Император посмотрел на меня, и мне показалось, что он это запишет.
— Быть в семь, — сказал он. — Оба. Что-то ещё?
— Да, — сказал я. — Прошу два часа личного времени. До приёма.
Серебряный поднял глаза от папки. Он знал зачем, знал, куда я пойду с этими двумя часами, и промолчал, я был ему отдельно благодарен.
Он не спросил зачем. Он посмотрел на меня и кивнул.
— Идите.
Второй корпус, минус первый этаж, изолятор в конце коридора. Часовой у двери проверил моё предписание и открыл замок.
Изолятор был обычной палатой на одну койку, с которой вынесли всё лишнее. Ни венков, ничего из того, что полагается покойным с положением, положение кончилось вместе с человеком, и осталась койка, простыня и температура по норме морга.
Радулов лежал на койке под простынёй, до груди, лицом вверх. Тело обмыли, бровь заклеили, серую робу заменили больничной рубахой, и от этой рубахи он впервые на моей памяти выглядел тем, кем был по паспорту, пожилым человеком. Холодильная установка гудела под потолком. Фырк вошёл со мной, перетёк на спинку стула в углу и замолчал.
Я подошёл к койке и встал у правой руки.
Говорить с мёртвыми я не умею и не считаю нужным. Но за две жизни я закрыл не одну сотню историй болезни, каждую закрывал одинаково, эпикризом, вслух или про себя, потому что история без эпикриза не закрыта, она просто брошена. Эту бросать было нельзя.
— Пациент Радулов, Григорий, — сказал я негромко. — Наследственность не отягощена, отягощал сам. В анамнезе, сорок лет службы, из них двадцать во главе собственной сети, программа изъятия Искры, спроектированная и запущенная лично. Подвал, лампа, женщина, которую он называл материалом. Смерть наступила этим утром. Непосредственная причина, остановка сердца при полном обнулении резерва. Основная причина, — я помолчал, подбирая формулировку, и подобрал честную, — расхождение цели и ресурса, несовместимое с жизнью. Он строил систему, которой был не нужен, и узнал об этом за минуту до конца. Реанимационные мероприятия не проводились. Констатировал лекарь Разумовский.
Эпикриз закончился, а я стоял.
Оставалось то, что в журнал не диктуют. Кровь Лукумона во мне материнская, а не отцовская. Его половина другая, и дал он её не по своей воле: старая программа свела их с Анной по таблицам, как две подходящие линии, и он знал об этом, а она нет.
Из этой пары должен был выйти идеальный конвертер. Конвертер вышел. Этой ночью я принял через себя всю её Искру, сорок долей, удержал след, и этим следом мы его добили. Расчёт, который меня создал, сработал до конца. Работал он в итоге не на него.

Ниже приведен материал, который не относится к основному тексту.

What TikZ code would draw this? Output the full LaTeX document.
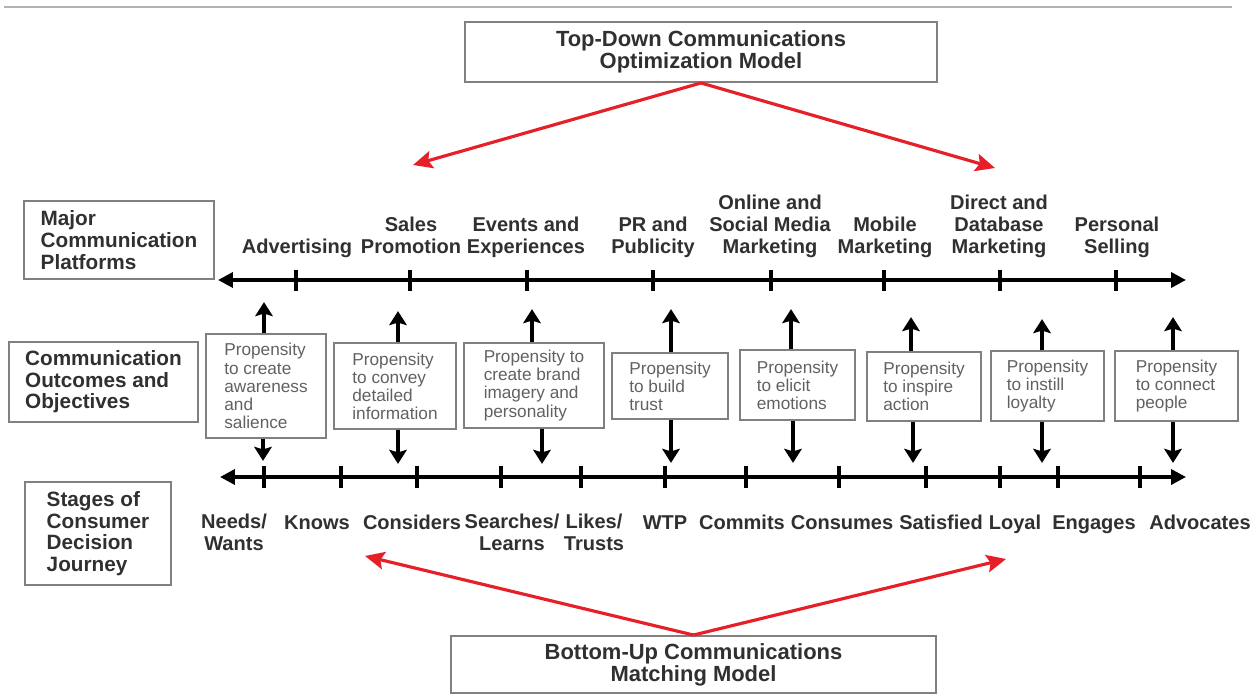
\documentclass[tikz,border=0pt]{standalone}
\usepackage{fontspec}
\setmainfont{Liberation Sans}
\usetikzlibrary{arrows.meta}
\definecolor{modelred}{RGB}{230,32,40}
\definecolor{inkgray}{RGB}{48,48,48}
\definecolor{boxgray}{RGB}{128,128,128}
\tikzset{
  model/.style={draw=boxgray, line width=1.1pt, text=inkgray, align=center,
    font=\fontsize{12.5}{12.6}\selectfont\bfseries},
  layer/.style={draw=boxgray, line width=1pt, text=inkgray, align=left,
    font=\fontsize{11.8}{12.3}\selectfont\bfseries},
  goal/.style={draw=boxgray, line width=1pt, text=black!62, align=left,
    font=\fontsize{9.8}{10.3}\selectfont},
  platlabel/.style={anchor=south, inner sep=0pt, align=center, text=inkgray,
    font=\fontsize{11.4}{12.5}\selectfont\bfseries, execute at end node=\strut},
  stagelabel/.style={anchor=north, inner sep=0pt, align=center, text=inkgray,
    font=\fontsize{11.4}{12.2}\selectfont\bfseries, execute at begin node=\strut},
  track/.style={line width=2pt, {Triangle[length=8.5pt,width=8.5pt]}-{Triangle[length=8.5pt,width=8.5pt]}},
  notch/.style={line width=2.2pt},
  vec/.style={line width=1.9pt, -{Stealth[length=8pt,width=10pt,inset=1.5pt]}},
  redvec/.style={modelred, line width=1.8pt, -{Stealth[length=11pt,width=10pt,inset=2pt]}}
}
\begin{document}
\begin{tikzpicture}[x=0.02cm, y=-0.02cm]
\useasboundingbox (0,0) rectangle (1254,695);
\draw[boxgray!60, line width=1.2pt] (4,7) -- (1232,7);

% the two models
\node[model, minimum width=9.44cm, minimum height=1.2cm] (topdown) at (701,52) {Top-Down Communications\\Optimization Model};
\node[model, minimum width=9.7cm, minimum height=1.14cm] (bottomup) at (693.5,664.5) {Bottom-Up Communications\\Matching Model};
\coordinate (tdL) at (413,165);
\coordinate (tdR) at (995,168);
\coordinate (buL) at (365,556);
\coordinate (buR) at (1006,559);
\draw[redvec] (topdown.south) -- (tdL);
\draw[redvec] (topdown.south) -- (tdR);
\draw[redvec] (bottomup.north) -- (buL);
\draw[redvec] (bottomup.north) -- (buR);

% row headings
\node[layer, minimum width=3.8cm, minimum height=1.56cm] (platforms) at (119,240) {Major\\Communication\\Platforms};
\node[layer, minimum width=3.78cm, minimum height=1.6cm] (outcomes) at (103.5,382) {Communication\\Outcomes and\\Objectives};
\node[layer, minimum width=2.92cm, minimum height=2.06cm] (stages) at (98,533.5) {Stages of\\Consumer\\Decision\\Journey};

% platforms line
\coordinate (pl) at (218,280);
\coordinate (pr) at (1186,280);
\draw[track] (pl) -- (pr);
\draw[notch] (296,270) -- (296,291);
\draw[notch] (410,270) -- (410,291);
\draw[notch] (527,270) -- (527,291);
\draw[notch] (653,270) -- (653,291);
\draw[notch] (771,270) -- (771,291);
\draw[notch] (884,270) -- (884,291);
\draw[notch] (1000,270) -- (1000,291);
\draw[notch] (1116,270) -- (1116,291);
\node[platlabel] (advertising) at (297,260) {Advertising};
\node[platlabel] (sales) at (411,260) {Sales\\Promotion};
\node[platlabel] (events) at (526,260) {Events and\\Experiences};
\node[platlabel] (publicity) at (653,260) {PR and\\Publicity};
\node[platlabel] (online) at (770,260) {Online and\\Social Media\\Marketing};
\node[platlabel] (mobile) at (885,260) {Mobile\\Marketing};
\node[platlabel] (direct) at (999,260) {Direct and\\Database\\Marketing};
\node[platlabel] (selling) at (1117,260) {Personal\\Selling};

% outcomes
\node[goal, minimum width=2.40cm, minimum height=2.08cm] (awareness) at (266,386) {Propensity\\to create\\awareness\\and\\salience};
\node[goal, minimum width=2.44cm, minimum height=1.72cm] (information) at (395,386) {Propensity\\to convey\\detailed\\information};
\node[goal, minimum width=2.80cm, minimum height=1.70cm] (imagery) at (534,385.5) {Propensity to\\create brand\\imagery and\\personality};
\node[goal, minimum width=2.32cm, minimum height=1.32cm] (trust) at (670,386) {Propensity\\to build\\trust};
\node[goal, minimum width=2.30cm, minimum height=1.40cm] (emotions) at (797.5,385) {Propensity\\to elicit\\emotions};
\node[goal, minimum width=2.28cm, minimum height=1.38cm] (action) at (924,386.5) {Propensity\\to inspire\\action};
\node[goal, minimum width=2.26cm, minimum height=1.40cm] (loyalty) at (1047.5,386) {Propensity\\to instill\\loyalty};
\node[goal, minimum width=2.46cm, minimum height=1.40cm] (people) at (1176.5,386) {Propensity\\to connect\\people};
\draw[vec] ([xshift=-0.04cm]awareness.north) -- ++(0,-31);
\draw[vec] ([xshift=-0.06cm]awareness.south) -- ++(0,22);
\draw[vec] ([xshift=0.06cm]information.north) -- ++(0,-31);
\draw[vec] ([xshift=0.06cm]information.south) -- ++(0,34);
\draw[vec] ([xshift=-0.04cm]imagery.north) -- ++(0,-33);
\draw[vec] ([xshift=0.16cm]imagery.south) -- ++(0,35);
\draw[vec] ([xshift=0.02cm]trust.north) -- ++(0,-43);
\draw[vec] ([xshift=0.02cm]trust.south) -- ++(0,43);
\draw[vec] ([xshift=-0.13cm]emotions.north) -- ++(0,-40);
\draw[vec] ([xshift=-0.09cm]emotions.south) -- ++(0,42);
\draw[vec] ([xshift=-0.26cm]action.north) -- ++(0,-34);
\draw[vec] ([xshift=-0.22cm]action.south) -- ++(0,41);
\draw[vec] ([xshift=-0.11cm]loyalty.north) -- ++(0,-31);
\draw[vec] ([xshift=-0.11cm]loyalty.south) -- ++(0,41);
\draw[vec] ([xshift=-0.07cm]people.north) -- ++(0,-33);
\draw[vec] ([xshift=-0.07cm]people.south) -- ++(0,41);

% journey line
\coordinate (sl) at (220,477);
\coordinate (sr) at (1186,477);
\draw[track] (sl) -- (sr);
\draw[notch] (264,466) -- (264,488);
\draw[notch] (341,466) -- (341,488);
\draw[notch] (417,466) -- (417,488);
\draw[notch] (501,466) -- (501,488);
\draw[notch] (581,466) -- (581,488);
\draw[notch] (665,466) -- (665,488);
\draw[notch] (746,466) -- (746,488);
\draw[notch] (839,466) -- (839,488);
\draw[notch] (926,466) -- (926,488);
\draw[notch] (1000,466) -- (1000,488);
\draw[notch] (1058,466) -- (1058,488);
\draw[notch] (1140,466) -- (1140,488);
\node[stagelabel] (needs) at (234,514) {Needs/\\Wants};
\node[stagelabel] (knows) at (317,514) {Knows};
\node[stagelabel] (considers) at (412,514) {Considers};
\node[stagelabel] (searches) at (512,514) {Searches/\\Learns};
\node[stagelabel] (likes) at (594,514) {Likes/\\Trusts};
\node[stagelabel] (wtp) at (665,514) {WTP};
\node[stagelabel] (commits) at (742,514) {Commits};
\node[stagelabel] (consumes) at (842,514) {Consumes};
\node[stagelabel] (satisfied) at (941,514) {Satisfied};
\node[stagelabel] (loyal) at (1015,514) {Loyal};
\node[stagelabel] (engages) at (1094,514) {Engages};
\node[stagelabel] (advocates) at (1200,514) {Advocates};
\end{tikzpicture}
\end{document}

Фырк на спинке стула молчал весь эпикриз, не встревая, и подал голос, только когда я отступил от койки.
— Он думал, что строит машину, — сказал бурундук тихо, без всякого ехидства. — А построил того, кто её сломает. Пойдём отсюда, лекарь. Тут дурно пахнет, и холодильник этот воет, как не знаю что.
Я развернулся и вышел, не оборачиваясь. Часовой закрыл за нами дверь и повернул ключ на два оборота.
Тронный зал резиденции открывали при мне.
Два солдата снимали печати с высоких дверей, и по тому, как туго шли створки, было ясно, что залом не пользовались годами. Внутри пахло воском и холодным камнем. Колонны в два ряда, темный паркет, дальняя стена с гербом, и никакого трона под гербом не оказалось, только длинный стол и одно кресло, которое Император велел вынести. Он собирался встречать Совет стоя.
К семи в зале нас было пятеро: Государь, Серебряный, Лена, которую вызвали отдельным распоряжением, я и Фырк на моём плече. Охрану убрали с этажа полностью, воду поставили на стол в простых стеклянных кувшинах, и больше в протоколе не было ничего, потому что я так посоветовал, а Император так решил.
Лена стояла рядом со мной и держала руки сцепленными, чтобы не было видно, как они дрожат. Я спросил её шёпотом, зачем, по её мнению, вызвали её. Она ответила честно: не знаю, и добавила, подумав, что если Совету нужна медсестра, значит, кому-то из Совета плохо, и пусть тогда скажут диагноз заранее. Серебряный, стоявший по другую руку, издал короткий звук, который при других обстоятельствах я записал бы как смешок.
В семь ровно Фырк выпрямился у меня на плече.
— Идут, — сказал он, и голос у него сел до шёпота. — Двуногий… Идут все.